3. Recent Accounting Standards Not Yet Effective

In May 2014 the Financial Accounting Standards Board (FASB) issued an accounting standards update related to the recognition and reporting of revenue that establishes a comprehensive new revenue recognition model designed to depict the transfer of goods or services to a customer in an amount that reflects the consideration the entity expects to receive in exchange for those goods or services. The guidance allows for the use of either the full or modified retrospective transition method. This new standard, as amended, will be effective for us in our first quarter of fiscal 2019, although adoption in our first quarter of fiscal 2018 is permitted. We are currently evaluating the impact of this new standard on our consolidated financial statements, as well as which transition method and our planned adoption date.

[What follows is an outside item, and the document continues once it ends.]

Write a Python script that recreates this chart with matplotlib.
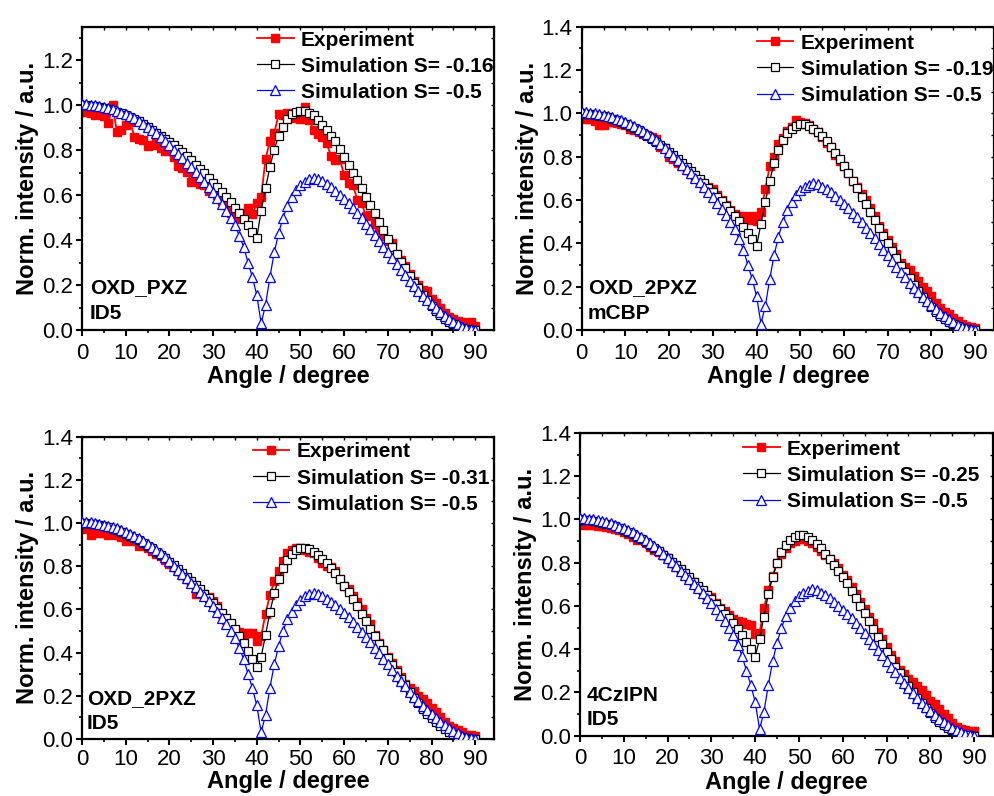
import numpy as np
import matplotlib
matplotlib.use('Agg')
import matplotlib.pyplot as plt
from matplotlib.ticker import MultipleLocator

plt.rcParams['font.family'] = ['Liberation Sans', 'DejaVu Sans']

# ----------------------------------- data -----------------------------------
angle = np.arange(0, 91)

# S = -0.5 simulation, same in every panel
sim_05 = [1.005, 1.005, 1.003, 1.0, 0.997, 0.993, 0.988, 0.982, 0.975, 0.967,
          0.96, 0.951, 0.941, 0.93, 0.918, 0.905, 0.891, 0.876, 0.86, 0.842,
          0.823, 0.803, 0.783, 0.763, 0.743, 0.723, 0.702, 0.681, 0.66, 0.638,
          0.615, 0.588, 0.56, 0.53, 0.50, 0.465, 0.42, 0.37, 0.30, 0.235,
          0.155, 0.03, 0.11, 0.235, 0.345, 0.43, 0.50, 0.553, 0.59, 0.622,
          0.645, 0.66, 0.67, 0.677, 0.672, 0.662, 0.65, 0.636, 0.62, 0.602,
          0.583, 0.563, 0.542, 0.52, 0.497, 0.473, 0.448, 0.423, 0.397, 0.371,
          0.345, 0.319, 0.293, 0.268, 0.243, 0.219, 0.196, 0.174, 0.153, 0.133,
          0.114, 0.096, 0.079, 0.063, 0.049, 0.036, 0.025, 0.015, 0.008, 0.003,
          0.0]

sim_a = [1.0, 0.999, 0.997, 0.995, 0.992, 0.988, 0.983, 0.977, 0.971, 0.964,
         0.956, 0.948, 0.939, 0.929, 0.916, 0.902, 0.89, 0.877, 0.864, 0.851,
         0.838, 0.823, 0.807, 0.79, 0.773, 0.755, 0.736, 0.717, 0.697, 0.677,
         0.656, 0.635, 0.613, 0.591, 0.568, 0.545, 0.52, 0.494, 0.466, 0.438,
         0.41, 0.53, 0.63, 0.726, 0.803, 0.862, 0.904, 0.94, 0.96, 0.97,
         0.975, 0.975, 0.966, 0.955, 0.936, 0.914, 0.889, 0.864, 0.84, 0.807,
         0.77, 0.736, 0.70, 0.667, 0.63, 0.593, 0.556, 0.52, 0.48, 0.444,
         0.407, 0.37, 0.338, 0.304, 0.274, 0.24, 0.21, 0.185, 0.155, 0.133,
         0.107, 0.086, 0.067, 0.049, 0.036, 0.025, 0.016, 0.009, 0.004, 0.001,
         0.0]

sim_b = [1.0, 0.999, 0.997, 0.994, 0.99, 0.986, 0.981, 0.975, 0.968, 0.96,
         0.951, 0.942, 0.932, 0.921, 0.909, 0.896, 0.883, 0.869, 0.854, 0.839,
         0.823, 0.806, 0.789, 0.771, 0.753, 0.735, 0.716, 0.697, 0.677, 0.657,
         0.637, 0.616, 0.595, 0.573, 0.551, 0.528, 0.503, 0.477, 0.448, 0.418,
         0.388, 0.49, 0.59, 0.688, 0.77, 0.83, 0.877, 0.91, 0.93, 0.943,
         0.951, 0.951, 0.94, 0.93, 0.915, 0.895, 0.872, 0.846, 0.818, 0.788,
         0.757, 0.723, 0.688, 0.654, 0.615, 0.58, 0.545, 0.508, 0.47, 0.435,
         0.40, 0.366, 0.331, 0.297, 0.27, 0.238, 0.208, 0.18, 0.154, 0.131,
         0.108, 0.085, 0.066, 0.05, 0.037, 0.026, 0.017, 0.01, 0.005, 0.002,
         0.0]

sim_c = [1.0, 0.999, 0.997, 0.994, 0.99, 0.985, 0.98, 0.974, 0.967, 0.959,
         0.95, 0.941, 0.931, 0.92, 0.908, 0.895, 0.882, 0.868, 0.853, 0.837,
         0.821, 0.804, 0.786, 0.768, 0.75, 0.731, 0.712, 0.692, 0.672, 0.652,
         0.63, 0.608, 0.585, 0.561, 0.536, 0.51, 0.477, 0.443, 0.407, 0.371,
         0.335, 0.38, 0.48, 0.586, 0.674, 0.74, 0.79, 0.827, 0.855, 0.873,
         0.883, 0.883, 0.878, 0.867, 0.852, 0.835, 0.817, 0.792, 0.768, 0.74,
         0.709, 0.679, 0.648, 0.614, 0.579, 0.545, 0.51, 0.476, 0.441, 0.41,
         0.375, 0.341, 0.31, 0.279, 0.249, 0.218, 0.19, 0.164, 0.138, 0.115,
         0.095, 0.077, 0.06, 0.045, 0.033, 0.023, 0.015, 0.009, 0.004, 0.001,
         0.0]

sim_d = [1.0, 0.999, 0.997, 0.994, 0.99, 0.986, 0.981, 0.975, 0.968, 0.96,
         0.951, 0.942, 0.932, 0.921, 0.909, 0.896, 0.882, 0.868, 0.853, 0.838,
         0.822, 0.805, 0.788, 0.77, 0.751, 0.732, 0.713, 0.693, 0.672, 0.651,
         0.63, 0.609, 0.587, 0.565, 0.543, 0.52, 0.495, 0.467, 0.434, 0.401,
         0.366, 0.446, 0.551, 0.654, 0.736, 0.798, 0.849, 0.883, 0.906, 0.921,
         0.926, 0.926, 0.918, 0.906, 0.887, 0.867, 0.842, 0.816, 0.79, 0.763,
         0.735, 0.705, 0.671, 0.637, 0.6, 0.566, 0.531, 0.492, 0.458, 0.423,
         0.389, 0.353, 0.319, 0.289, 0.258, 0.23, 0.202, 0.176, 0.15, 0.127,
         0.103, 0.083, 0.065, 0.049, 0.036, 0.025, 0.016, 0.009, 0.004, 0.001,
         0.0]

exp_a = [0.97, 0.97, 0.965, 0.955, 0.96, 0.95, 0.92, 1.0, 0.88, 0.89,
         0.91, 0.925, 0.86, 0.85, 0.845, 0.82, 0.825, 0.83, 0.81, 0.795,
         0.805, 0.77, 0.73, 0.72, 0.705, 0.66, 0.69, 0.65, 0.645, 0.62,
         0.615, 0.6, 0.575, 0.555, 0.52, 0.495, 0.52, 0.515, 0.545, 0.515,
         0.565, 0.59, 0.76, 0.84, 0.875, 0.96, 0.955, 0.965, 0.945, 0.95,
         0.94, 0.99, 0.935, 0.89, 0.87, 0.86, 0.83, 0.775, 0.755, 0.76,
         0.69, 0.655, 0.645, 0.58, 0.565, 0.505, 0.51, 0.47, 0.445, 0.42,
         0.395, 0.385, 0.34, 0.31, 0.285, 0.25, 0.22, 0.2, 0.18, 0.175,
         0.14, 0.12, 0.1, 0.075, 0.06, 0.05, 0.04, 0.035, 0.03, 0.035,
         0.02]

exp_b = [0.98, 0.975, 0.975, 0.965, 0.945, 0.945, 0.96, 0.96, 0.955, 0.95,
         0.945, 0.93, 0.925, 0.915, 0.905, 0.9, 0.89, 0.88, 0.845, 0.84,
         0.8, 0.79, 0.77, 0.755, 0.74, 0.72, 0.7, 0.69, 0.675, 0.66,
         0.65, 0.625, 0.6, 0.575, 0.555, 0.535, 0.52, 0.525, 0.51, 0.525,
         0.505, 0.545, 0.65, 0.755, 0.8, 0.86, 0.885, 0.92, 0.935, 0.97,
         0.96, 0.955, 0.945, 0.93, 0.915, 0.89, 0.865, 0.845, 0.81, 0.78,
         0.755, 0.725, 0.69, 0.66, 0.63, 0.6, 0.565, 0.525, 0.48, 0.45,
         0.415, 0.385, 0.35, 0.31, 0.29, 0.275, 0.25, 0.225, 0.2, 0.18,
         0.155, 0.125, 0.1, 0.085, 0.072, 0.055, 0.04, 0.03, 0.02, 0.015,
         0.01]

exp_c = [0.975, 0.97, 0.945, 0.965, 0.955, 0.955, 0.945, 0.95, 0.945, 0.935,
         0.915, 0.92, 0.915, 0.895, 0.9, 0.885, 0.87, 0.855, 0.845, 0.83,
         0.81, 0.795, 0.78, 0.76, 0.74, 0.72, 0.67, 0.68, 0.67, 0.655,
         0.64, 0.615, 0.58, 0.55, 0.53, 0.505, 0.495, 0.485, 0.49, 0.49,
         0.455, 0.475, 0.58, 0.665, 0.73, 0.78, 0.825, 0.86, 0.875, 0.885,
         0.885, 0.875, 0.865, 0.86, 0.84, 0.815, 0.8, 0.795, 0.78, 0.74,
         0.71, 0.695, 0.66, 0.635, 0.6, 0.56, 0.53, 0.48, 0.445, 0.41,
         0.38, 0.35, 0.32, 0.285, 0.255, 0.235, 0.22, 0.2, 0.185, 0.165,
         0.145, 0.125, 0.1, 0.08, 0.06, 0.05, 0.04, 0.03, 0.02, 0.02,
         0.015]

exp_d = [0.985, 0.975, 0.975, 0.975, 0.97, 0.97, 0.965, 0.96, 0.955, 0.95,
         0.94, 0.935, 0.92, 0.905, 0.91, 0.89, 0.875, 0.86, 0.85, 0.835,
         0.82, 0.8, 0.78, 0.765, 0.745, 0.725, 0.71, 0.69, 0.67, 0.65,
         0.64, 0.615, 0.59, 0.575, 0.56, 0.54, 0.53, 0.525, 0.515, 0.51,
         0.47, 0.475, 0.59, 0.675, 0.74, 0.8, 0.84, 0.87, 0.89, 0.9,
         0.91, 0.91, 0.9, 0.89, 0.875, 0.855, 0.835, 0.815, 0.8, 0.775,
         0.745, 0.72, 0.69, 0.655, 0.62, 0.585, 0.55, 0.52, 0.48, 0.445,
         0.41, 0.375, 0.345, 0.305, 0.285, 0.26, 0.25, 0.23, 0.21, 0.19,
         0.16, 0.145, 0.125, 0.1, 0.08, 0.06, 0.04, 0.03, 0.025, 0.02,
         0.02]

s_labels = ['Simulation S= -0.16', 'Simulation S= -0.19', 'Simulation S= -0.31', 'Simulation S= -0.25']
samples = [('OXD_PXZ', 'ID5'), ('OXD_2PXZ', 'mCBP'), ('OXD_2PXZ', 'ID5'), ('4CzIPN', 'ID5')]
exps = [exp_a, exp_b, exp_c, exp_d]
sims = [sim_a, sim_b, sim_c, sim_d]

# ----------------------------------- layout -----------------------------------
fig = plt.figure(figsize=(9.95, 7.96), dpi=100)
# [left, bottom, width, height] in figure fraction
boxes = [[0.0824, 0.5854, 0.4141, 0.3807],
         [0.5846, 0.5854, 0.4144, 0.3811],
         [0.0824, 0.0718, 0.4141, 0.3796],
         [0.5829, 0.0758, 0.4151, 0.3802]]
ytops = [1.348, 1.4, 1.4, 1.4]
leg_anchor = [(0.425, 0.988), (0.425, 0.977), (0.415, 0.981), (0.395, 0.978)]
txt_pos = [(0.019, 0.139, 0.056), (0.015, 0.139, 0.056), (0.012, 0.134, 0.052), (0.015, 0.134, 0.052)]
xlab_pad = [1, 1, 0, 1]
xtick_pad = [4.5, 4.5, 3.0, 4.5]

for i in range(4):
    ax = fig.add_axes(boxes[i])
    ax.plot(angle, exps[i], color='red', marker='s', markersize=5.5, linewidth=1.3,
            markeredgecolor='red', label='Experiment', zorder=2)
    ax.plot(angle, sims[i], color='black', marker='s', markersize=5.5, linewidth=0.9,
            markerfacecolor='white', markeredgewidth=0.9, label=s_labels[i], zorder=3)
    ax.plot(angle, sim_05, color='blue', marker='^', markersize=6.5, linewidth=0.9,
            markerfacecolor='white', markeredgewidth=0.9, label='Simulation S= -0.5', zorder=4)

    ax.set_xlim(0, 94.3)
    ax.set_ylim(0, ytops[i])
    ax.xaxis.set_major_locator(MultipleLocator(10))
    ax.xaxis.set_minor_locator(MultipleLocator(5))
    ax.yaxis.set_major_locator(MultipleLocator(0.2))
    ax.yaxis.set_minor_locator(MultipleLocator(0.1))
    ax.yaxis.set_major_formatter(plt.FormatStrFormatter('%.1f'))
    if i == 0:
        ax.set_yticks(np.arange(0, 1.21, 0.2))
    ax.tick_params(which='major', direction='out', length=4.5, width=1.5, labelsize=16, pad=2)
    ax.tick_params(axis='x', which='major', pad=xtick_pad[i])
    ax.tick_params(which='minor', direction='out', length=2.5, width=1.2)
    for sp in ax.spines.values():
        sp.set_linewidth(1.6)

    top = ax.secondary_xaxis('top')
    top.xaxis.set_major_locator(MultipleLocator(10))
    top.xaxis.set_minor_locator(MultipleLocator(5))
    top.tick_params(which='both', direction='in', length=2.5, width=1, labeltop=False)
    right = ax.secondary_yaxis('right')
    right.yaxis.set_major_locator(MultipleLocator(0.2))
    right.yaxis.set_minor_locator(MultipleLocator(0.1))
    right.tick_params(which='both', direction='in', length=2.5, width=1, labelright=False)

    ax.set_xlabel('Angle / degree', fontsize=17, fontweight='bold', labelpad=xlab_pad[i])
    ax.set_ylabel('Norm. intensity / a.u.', fontsize=17, fontweight='bold', labelpad=2)

    ax.legend(loc='upper left', bbox_to_anchor=leg_anchor[i], frameon=False,
              prop={'size': 15, 'weight': 'bold'}, handlelength=1.75, handletextpad=0.35,
              labelspacing=0.34, borderpad=0, borderaxespad=0)

    tx, ty1, ty2 = txt_pos[i]
    ax.text(tx, ty1, samples[i][0], transform=ax.transAxes, fontsize=15, fontweight='bold', va='center')
    ax.text(tx, ty2, samples[i][1], transform=ax.transAxes, fontsize=15, fontweight='bold', va='center')

plt.savefig('out.png', dpi=100)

In February 2016, the FASB issued an accounting standards update on financial reporting for leasing arrangements, including requiring lessees to recognize an operating lease with a term greater than one year on their balance sheet as a right-of-use asset and corresponding lease liability, measured at the present value of the lease payments. This new standard will be effective for us in our first quarter of fiscal 2020, although early adoption is permitted. Upon adoption, lessees must apply a modified retrospective transition approach for leases existing at, or entered into after, the beginning of the earliest comparative period presented in the financial statements. We are currently evaluating the impact of this new standard on our consolidated financial statements, as well as our planned adoption date.

In March 2016, the FASB issued an accounting standards update that impacts several aspects of the accounting for stock-based awards, including the income tax consequences, classification of awards as either equity or liabilities, and classification of activity in the statement of cash flows. The standard also provides for the ability to make an entity-wide accounting policy election to either estimate forfeitures, consistent with current GAAP, or to account for forfeitures as they occur. This new standard will be effective for us in our first quarter of fiscal 2018, although early adoption is permitted with a requirement that all amendments be adopted in the same period. We are currently evaluating the impact of this new standard on our consolidated financial statements, our planned adoption date, and the method of adoption for each amendment.